Liens Compared to Levies
- October 30, 2012
- David Greene
- Comments Off on Liens Compared to Levies
A tax lien is a document recorded at the county register of deeds office which simply states that the individual owes the IRS the amount of money stated on the lien. If the person named sells real or personal property, that lien must be paid before the seller can convey clear title to the property. Thus a lien is a passive form of collection. In actuality, a tax lien arises when the tax is assessed. However, it is effective against third persons only after it is filed in the public records. On the other hand, a levy is an active collection technique. The two most common types of levies are a levy against wages and a levy against a bank account. If wages are levied, the employer withholds the required amount from the employee’s paycheck and sends it to the IRS. This continues for each paycheck until the levy is released. If the bank account is levied, the bank freezes all of the funds in the account on the day the levy is served and sends that money to the IRS 21 days later. Any money coming in to the account after the levy day is free and not part of the levy.
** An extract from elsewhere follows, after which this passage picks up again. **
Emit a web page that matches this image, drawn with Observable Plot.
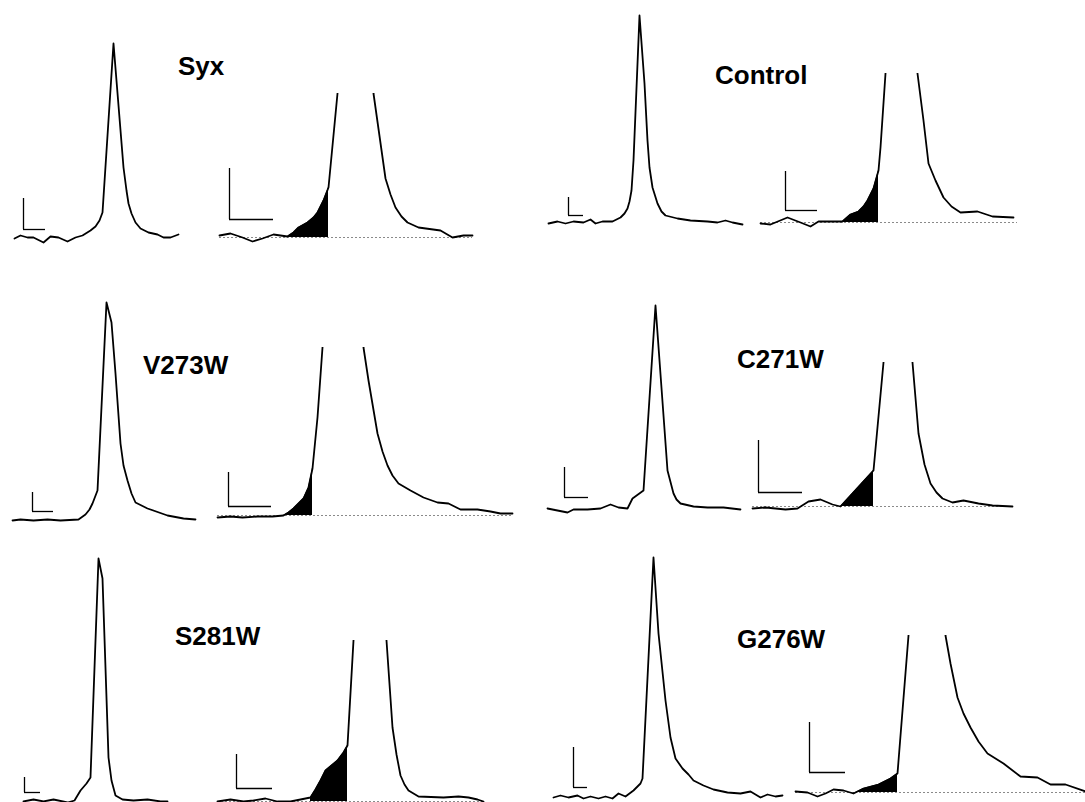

Before either of these levies can occur, however, the IRS must notify the taxpayer of the impending levy by certified mail and give him 30 days to respond. If the taxpayer has an alternative solution, such as an Offer In Compromise, Installment Agreement, or he thinks the tax amount is wrong, he can file for a Collection Due Process hearing. This will stop the levy and give the taxpayer time to prepare his alternative solution and discuss it with an appeals officer.